Sunday, July 24, 2005

mental webs

Sigh...

I've spun a mental web so complicated that it is I who is trapped and needs rescuing.

I don't know how long to keep teaching. I love my job, my workplace, and my colleagues. Even more than the people in my church small group, my coworkers have become a source of encouragement and laughter for me. Yet, there's something inside of me that whispers that this isn't quite it, that teaching high school isn't the best match for my gifts and abilities. I have longed to do ministry ever since my sophomore year in college. That desire has taken many forms and has manifested itself in various dreams, but, in the past, when I thought of that one thing that I most wanted to do but was most scared to even try, I thought of vocational ministry. So I didn't pursue it and kept it to myself, yet the desire never completely went away.
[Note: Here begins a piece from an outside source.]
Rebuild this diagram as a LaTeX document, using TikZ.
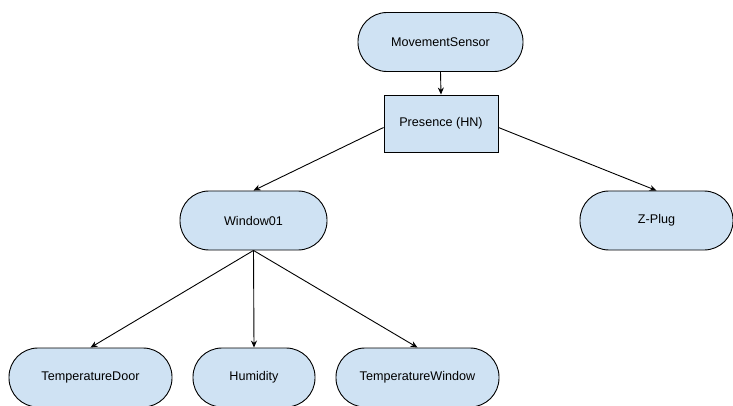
\documentclass[tikz,border=0pt]{standalone}
\usepackage{fontspec}
\setmainfont{Liberation Sans}
\usetikzlibrary{arrows.meta}
\definecolor{nodefill}{HTML}{CFE2F3}
\begin{document}
\begin{tikzpicture}[x=1pt,y=-1pt,
  pill/.style={draw=black, line width=0.9pt, fill=nodefill, rounded corners=29pt,
    minimum height=59pt, inner sep=0pt, font=\fontsize{12.6}{14}\selectfont},
  boxnode/.style={draw=black, line width=0.9pt, fill=nodefill,
    minimum width=114pt, minimum height=57pt, inner sep=0pt, font=\fontsize{12.6}{14}\selectfont},
  conn/.style={line width=0.9pt, -{Stealth[length=7pt,width=6pt]}}]
\useasboundingbox (0,0) rectangle (733,406);
\clip (0,0) rectangle (733,406);
\node[pill, minimum width=165pt] (ms) at (440.5,42) {MovementSensor};
\node[boxnode] (pr) at (441,123.5) {Presence (HN)};
\node[pill, minimum width=147pt] (w) at (253.5,220.5) {Window01};
\node[pill, minimum width=153pt] (z) at (656.5,220.5) {Z-Plug};
\node[pill, minimum width=163pt] (td) at (90.5,377.5) {TemperatureDoor};
\node[pill, minimum width=122pt] (hu) at (254,377.5) {Humidity};
\node[pill, minimum width=163pt] (tw) at (417.5,377.5) {TemperatureWindow};
\draw[conn] (ms.south) -- (pr.north);
\draw[conn] (pr.west) ++(0,4) -- (w.north);
\draw[conn] (pr.east) ++(0,4) -- (z.north);
\draw[conn] (w.south) -- (td.north);
\draw[conn] (w.south) -- (hu.north);
\draw[conn] (w.south) -- (tw.north);
\end{tikzpicture}
\end{document}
I love teaching, but as I read the Bible, I often long to teach scripture, which of course is not possible in public school. Last April, I believed God was nudging me to make more time for ministry in Christ's name. I debated in my mind wondering if I needed to make more time avocationally, or if I should get a ministry degree. As it is, I don't know how I can make significant time avocationally and still perform my job duties well. But, the thought of seminary absolutely terrifies me. For one thing, I am scared of the "Christian bubble." I don't want to be surrounded by all Christians all of the time. I like working in a secular workplace. The other thing is that I just have this vague dread of seminary. I don't know what it is. I know I am smart and can intellectually wrangle with the best of them. I love studying scripture. But the thought of seminary full time doesn't sit well with me. However, I want to do vocational ministry. I don't really care if I get a seminary degree or not, but I fear it is what will be required of me to do what I want to do.
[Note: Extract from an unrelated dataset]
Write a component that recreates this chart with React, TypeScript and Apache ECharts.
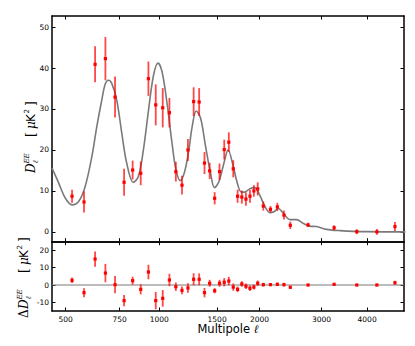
import React, { useEffect, useRef } from 'react';
import * as echarts from 'echarts';

// Multipole bin centres
const ells = [525, 575, 625, 675, 725, 775, 825, 875, 925, 975, 1025, 1075, 1125, 1175, 1225, 1275, 1325, 1375, 1425, 1475, 1525, 1575, 1625, 1675, 1725, 1775, 1825, 1875, 1925, 1975, 2050, 2150, 2250, 2350, 2450, 2750, 3250, 3750, 4250, 4750];
// D_ell^EE band powers [muK^2]
const dEE = [8.7, 7.3, 40.9, 42.3, 32.9, 12.1, 15.1, 14.3, 37.4, 31.0, 30.3, 29.1, 14.7, 11.4, 20.0, 31.8, 31.7, 16.8, 14.9, 8.2, 14.7, 20.1, 21.9, 15.4, 8.7, 8.5, 8.0, 8.7, 10.0, 10.5, 6.3, 5.5, 6.1, 4.1, 1.6, 1.7, 1.0, 0.05, 0.0, 1.3];
const dEEErr = [1.6, 2.6, 4.4, 5.3, 5.0, 3.3, 2.3, 2.9, 4.2, 5.0, 4.8, 3.6, 2.4, 2.3, 2.7, 3.5, 3.4, 2.7, 2.0, 1.5, 2.0, 2.4, 2.4, 2.1, 1.6, 1.6, 1.6, 1.6, 1.4, 1.6, 1.1, 0.8, 1.0, 1.1, 0.9, 0.5, 0.6, 0.6, 0.7, 1.1];
// residuals (data - model)
const resid = [2.7, -4.4, 15.0, 6.9, 0.2, -9.0, 2.5, -2.5, 7.5, -9.0, -7.7, 2.9, -1.0, -3.1, -1.7, 3.3, 3.3, -4.4, 1.0, -3.3, 1.0, 1.6, 2.3, -1.2, -2.5, 0.6, -0.7, -1.9, -1.2, 1.0, 0.2, 0.2, 0.4, 0.2, -1.3, 0.0, 0.4, 0.0, 0.0, 1.3];
// model curve
const theoryEll = [450, 474, 499, 525, 552, 580, 610, 633, 657, 673, 690, 707, 734, 762, 790, 829, 860, 892, 926, 960, 991, 1020, 1057, 1095, 1126, 1161, 1198, 1233, 1262, 1298, 1338, 1385, 1434, 1474, 1519, 1572, 1617, 1677, 1723, 1769, 1808, 1870, 1934, 2003, 2072, 2143, 2200, 2263, 2339, 2444, 2553, 2661, 2780, 2903, 3097, 3372, 3974, 5062];
const theoryD = [15.6, 11.9, 8.2, 6.6, 7.4, 11.1, 18.4, 25.7, 32.2, 35.9, 37.0, 36.3, 32.2, 24.1, 16.8, 12.1, 13.5, 20.0, 29.8, 38.3, 41.2, 39.1, 31.4, 21.7, 15.2, 12.5, 14.8, 20.0, 25.7, 29.5, 27.8, 20.9, 14.3, 10.8, 12.3, 16.8, 20.0, 15.8, 11.8, 9.7, 9.7, 10.5, 10.8, 8.9, 6.2, 4.7, 4.9, 5.7, 4.6, 3.0, 3.0, 2.1, 1.4, 1.3, 0.6, 0.3, 0.05, 0.0];

const xTicks = [500, 750, 1000, 1500, 2000, 3000, 4000];
const yTicksTop = [0, 10, 20, 30, 40, 50];
const yTicksBottom = [-10, 0, 10, 20];

const L_MIN = 450;
const L_MAX = 5020;
const tr = (l: number) => Math.pow(l, 0.1);

const FONT = 'DejaVu Sans';
const MATH = 'DejaVu Serif';

function makeX(gridIndex: number, position: 'top' | 'bottom', labels: boolean) {
  const tv = xTicks.map(tr);
  return {
    type: 'value', gridIndex, position,
    min: tr(L_MIN), max: tr(L_MAX),
    axisLine: { show: true, onZero: false, lineStyle: { color: '#000', width: 1.5 } },
    axisTick: { show: true, inside: true, length: 3.5, customValues: tv, lineStyle: { color: '#000', width: 1 } },
    axisLabel: {
      show: labels, customValues: tv, margin: 4, fontSize: 7.5, fontFamily: FONT, color: '#000',
      formatter: (v: number) => String(Math.round(Math.pow(v, 10) / 10) * 10),
    },
    splitLine: { show: false },
  };
}

function makeY(gridIndex: number, position: 'left' | 'right', labels: boolean, min: number, max: number, ticks: number[]) {
  return {
    type: 'value', gridIndex, position, min, max,
    axisLine: { show: true, onZero: false, lineStyle: { color: '#000', width: 1.5 } },
    axisTick: { show: true, inside: true, length: 3.5, customValues: ticks, lineStyle: { color: '#000', width: 1 } },
    axisLabel: { show: labels, customValues: ticks, margin: 3, fontSize: 7.5, fontFamily: FONT, color: '#000' },
    splitLine: { show: false },
  };
}

const errRender = (params: any, api: any) => {
  const x = api.value(0);
  const y = api.value(1);
  const e = api.value(2);
  const top = api.coord([x, y + e]);
  const bot = api.coord([x, y - e]);
  const c = api.coord([x, y]);
  return {
    type: 'group',
    children: [
      { type: 'line', shape: { x1: top[0], y1: top[1], x2: bot[0], y2: bot[1] }, style: { stroke: 'rgba(255,0,0,0.72)', lineWidth: 1.8 } },
      { type: 'rect', shape: { x: c[0] - 1.6, y: c[1] - 1.6, width: 3.2, height: 3.2 }, style: { fill: '#ff0000' } },
    ],
  };
};

function yTitle(x: number, y: number, delta: boolean) {
  const ch: any[] = [];
  let o = 0;
  if (delta) {
    ch.push({ type: 'text', x: 0, y: 0, style: { text: 'Δ', fontSize: 12, fontFamily: MATH, verticalAlign: 'middle', fill: '#000' } });
    o = 9;
  }
  ch.push({ type: 'text', x: o, y: 0, style: { text: 'D', fontSize: 12, fontStyle: 'italic', fontFamily: MATH, verticalAlign: 'middle', fill: '#000' } });
  ch.push({ type: 'text', x: o + 9.5, y: -4.5, style: { text: 'EE', fontSize: 7, fontStyle: 'italic', fontFamily: MATH, verticalAlign: 'middle', fill: '#000' } });
  ch.push({ type: 'text', x: o + 9.5, y: 4, style: { text: 'ℓ', fontSize: 7.5, fontStyle: 'italic', fontFamily: MATH, verticalAlign: 'middle', fill: '#000' } });
  ch.push({ type: 'text', x: o + 36, y: 0, style: { text: '[', fontSize: 12, fontFamily: MATH, verticalAlign: 'middle', fill: '#000' } });
  ch.push({ type: 'text', x: o + 44, y: 0, style: { text: 'μ', fontSize: 12, fontStyle: 'italic', fontFamily: MATH, verticalAlign: 'middle', fill: '#000' } });
  ch.push({ type: 'text', x: o + 51, y: 0, style: { text: 'K', fontSize: 12, fontFamily: FONT, verticalAlign: 'middle', fill: '#000' } });
  ch.push({ type: 'text', x: o + 59.5, y: -4.5, style: { text: '2', fontSize: 7, fontFamily: FONT, verticalAlign: 'middle', fill: '#000' } });
  ch.push({ type: 'text', x: o + 67, y: 0, style: { text: ']', fontSize: 12, fontFamily: MATH, verticalAlign: 'middle', fill: '#000' } });
  return { type: 'group', x, y, rotation: Math.PI / 2, children: ch };
}

export default function App() {
  const ref = useRef<HTMLDivElement>(null);
  useEffect(() => {
    if (!ref.current) return;
    const chart = echarts.init(ref.current, null, { renderer: 'svg' });
    const pts = ells.map((l, i) => [tr(l), dEE[i], dEEErr[i]]);
    const rpts = ells.map((l, i) => [tr(l), resid[i], dEEErr[i]]);
    chart.setOption({
      animation: false,
      backgroundColor: '#fff',
      textStyle: { fontFamily: FONT },
      grid: [
        { left: 52, top: 16, width: 352, height: 225.7 },
        { left: 52, top: 241.7, width: 352, height: 69.3 },
      ],
      xAxis: [
        makeX(0, 'bottom', false),
        makeX(0, 'top', false),
        makeX(1, 'bottom', true),
        makeX(1, 'top', false),
      ],
      yAxis: [
        makeY(0, 'left', true, -2.4, 52.7, yTicksTop),
        makeY(0, 'right', false, -2.4, 52.7, yTicksTop),
        makeY(1, 'left', true, -15, 25, yTicksBottom),
        makeY(1, 'right', false, -15, 25, yTicksBottom),
      ],
      series: [
        {
          type: 'line', xAxisIndex: 0, yAxisIndex: 0, showSymbol: false, smooth: 0.35,
          data: theoryEll.map((l, i) => [tr(l), theoryD[i]]),
          lineStyle: { color: '#7a7a7a', width: 1.6 }, clip: true, z: 2,
        },
        { type: 'custom', xAxisIndex: 0, yAxisIndex: 0, renderItem: errRender, data: pts, encode: { x: 0, y: 1 }, z: 3 },
        {
          type: 'line', xAxisIndex: 2, yAxisIndex: 2, showSymbol: false,
          data: [[tr(L_MIN), 0], [tr(L_MAX), 0]],
          lineStyle: { color: '#7a7a7a', width: 1.2 }, z: 2,
        },
        { type: 'custom', xAxisIndex: 2, yAxisIndex: 2, renderItem: errRender, data: rpts, encode: { x: 0, y: 1 }, z: 3 },
      ],
      graphic: [
        yTitle(31, 173, false),
        yTitle(24, 318, true),
        {
          type: 'text', x: 228, y: 329,
          style: {
            text: '{a|Multipole }{b|ℓ}', align: 'center', verticalAlign: 'middle',
            rich: {
              a: { fontSize: 11.5, fontFamily: FONT, fill: '#000' },
              b: { fontSize: 11.5, fontFamily: MATH, fontStyle: 'italic', fill: '#000' },
            },
          },
        },
      ],
    });
    return () => chart.dispose();
  }, []);
  return <div ref={ref} style={{ position: 'fixed', left: 0, top: 0, width: 415, height: 346, background: '#fff' }} />;
}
I feel like there's a missing piece to this puzzle. I am tempted to wait for it to appear, but what if taking the plunge is what is really required of me at this point?
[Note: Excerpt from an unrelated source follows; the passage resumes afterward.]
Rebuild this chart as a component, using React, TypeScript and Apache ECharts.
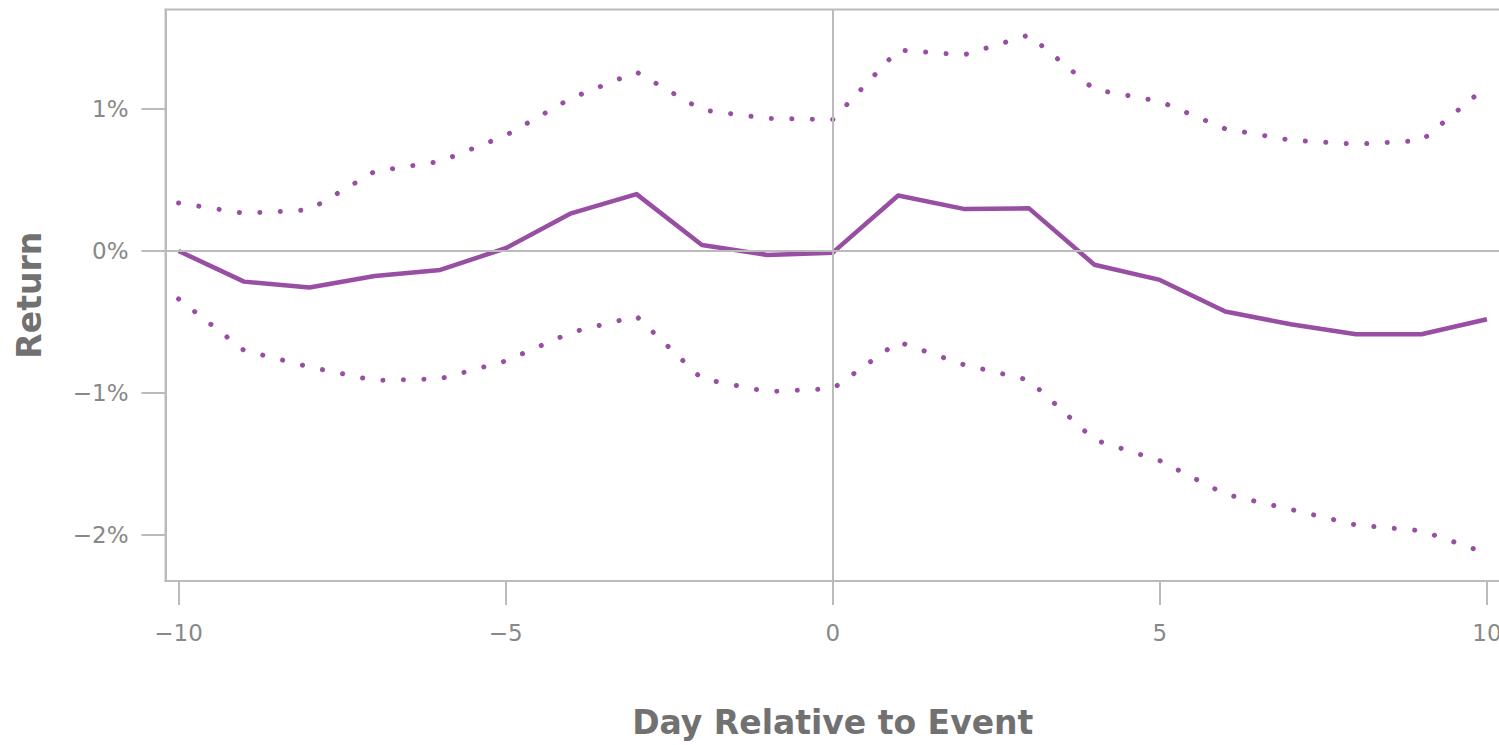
import React, { useEffect, useRef } from "react";
import * as echarts from "echarts";

const days = [-10, -9, -8, -7, -6, -5, -4, -3, -2, -1, 0, 1, 2, 3, 4, 5, 6, 7, 8, 9, 10];
const meanReturn = [0.0, -0.216, -0.258, -0.176, -0.134, 0.019, 0.265, 0.4, 0.042, -0.028, -0.012, 0.39, 0.296, 0.3, -0.097, -0.204, -0.427, -0.516, -0.587, -0.587, -0.481];
const upperBand = [0.338, 0.265, 0.289, 0.56, 0.63, 0.813, 1.075, 1.26, 0.993, 0.933, 0.925, 1.415, 1.38, 1.52, 1.137, 1.053, 0.86, 0.78, 0.752, 0.777, 1.16];
const lowerBand = [-0.338, -0.7, -0.817, -0.912, -0.9, -0.775, -0.574, -0.46, -0.9, -0.99, -0.97, -0.64, -0.8, -0.91, -1.33, -1.477, -1.713, -1.82, -1.93, -1.97, -2.13];
const xTicks = [-10, -5, 0, 5, 10];
const yTicks = [-2, -1, 0, 1];

const PURPLE = "#984ea3";
const AXIS = "#bbbbbb";
const CHART_W = 1530;

const fmtNum = (v: number) => (v < 0 ? "\u2212" + Math.abs(v) : String(v));

export default function App() {
  const ref = useRef<HTMLDivElement>(null);
  useEffect(() => {
    if (!ref.current) return;
    const chart = echarts.init(ref.current, undefined, { renderer: "svg" });
    const pair = (arr: number[]) => days.map((d, i) => [d, arr[i]]);
    chart.setOption({
      animation: false,
      grid: {
        left: 165.5,
        top: 9.5,
        right: CHART_W - 1500,
        bottom: 164,
        show: true,
        borderColor: AXIS,
        borderWidth: 2,
        containLabel: false,
      },
      xAxis: {
        type: "value",
        min: -10.2,
        max: 10.2,
        name: "Day Relative to Event",
        nameLocation: "middle",
        nameGap: 124.5,
        nameTextStyle: { fontFamily: "DejaVu Sans", fontWeight: "bold", fontSize: 33, color: "#717171" },
        axisLine: { show: true, onZero: false, lineStyle: { color: AXIS, width: 2 } },
        axisTick: { show: true, length: 24, customValues: xTicks, lineStyle: { color: AXIS, width: 2 } },
        axisLabel: { customValues: xTicks, margin: 40, fontFamily: "DejaVu Sans", fontSize: 23, color: "#888888", formatter: (v: number) => fmtNum(v) },
        splitLine: { show: false },
      },
      yAxis: {
        type: "value",
        min: -2.324,
        max: 1.7,
        name: "Return",
        nameLocation: "middle",
        nameGap: 120,
        nameRotate: 90,
        nameTextStyle: { fontFamily: "DejaVu Sans", fontWeight: "bold", fontSize: 33, color: "#717171" },
        axisLine: { show: true, onZero: false, lineStyle: { color: AXIS, width: 2 } },
        axisTick: { show: true, length: 24, customValues: yTicks, lineStyle: { color: AXIS, width: 2 } },
        axisLabel: { customValues: yTicks, margin: 37, fontFamily: "DejaVu Sans", fontSize: 23, color: "#888888", formatter: (v: number) => fmtNum(v) + "%" },
        splitLine: { show: false },
      },
      series: [
        {
          type: "line",
          data: [],
          silent: true,
          z: 1,
          markLine: {
            silent: true,
            symbol: "none",
            label: { show: false },
            lineStyle: { color: AXIS, width: 2, type: "solid" },
            data: [{ xAxis: 0 }, { yAxis: 0 }],
          },
        },
        {
          type: "line",
          data: pair(upperBand),
          showSymbol: false,
          z: 3,
          lineStyle: { color: PURPLE, width: 5, type: [0.1, 20.4], cap: "round" },
        },
        {
          type: "line",
          data: pair(lowerBand),
          showSymbol: false,
          z: 3,
          lineStyle: { color: PURPLE, width: 5, type: [0.1, 20.4], cap: "round" },
        },
        {
          type: "line",
          data: pair(meanReturn),
          showSymbol: false,
          z: 4,
          lineStyle: { color: PURPLE, width: 4.5, join: "round" },
        },
      ],
    });
    return () => chart.dispose();
  }, []);
  return (
    <div
      ref={ref}
      style={{ position: "fixed", left: 0, top: 0, width: CHART_W, height: 745, background: "#ffffff" }}
    />
  );
}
Any wisdom would be great appreciated.

1 comment:

Anonymous said...

Fortunately/unfortunately I can see you doing so well in both positions. I love the thought of Christians in the school system simply because that may be the only contact some of those kids will ever have with someone and in many cases you could be the only person who stops to care about them. However, I also can understand your longing to just blurt out scripture and teach it to them and give them God's answers (read: the only answers) to their problems. You would do outstanding, I think, in ministry as well. Well, I am afraid I haven't done anything other than repeat what you already know. So...I guess I can offer this: I'll pray for you. I'll pray that God will have his hand in your decision making and that you will realize where you would best be suited as his faithful servant.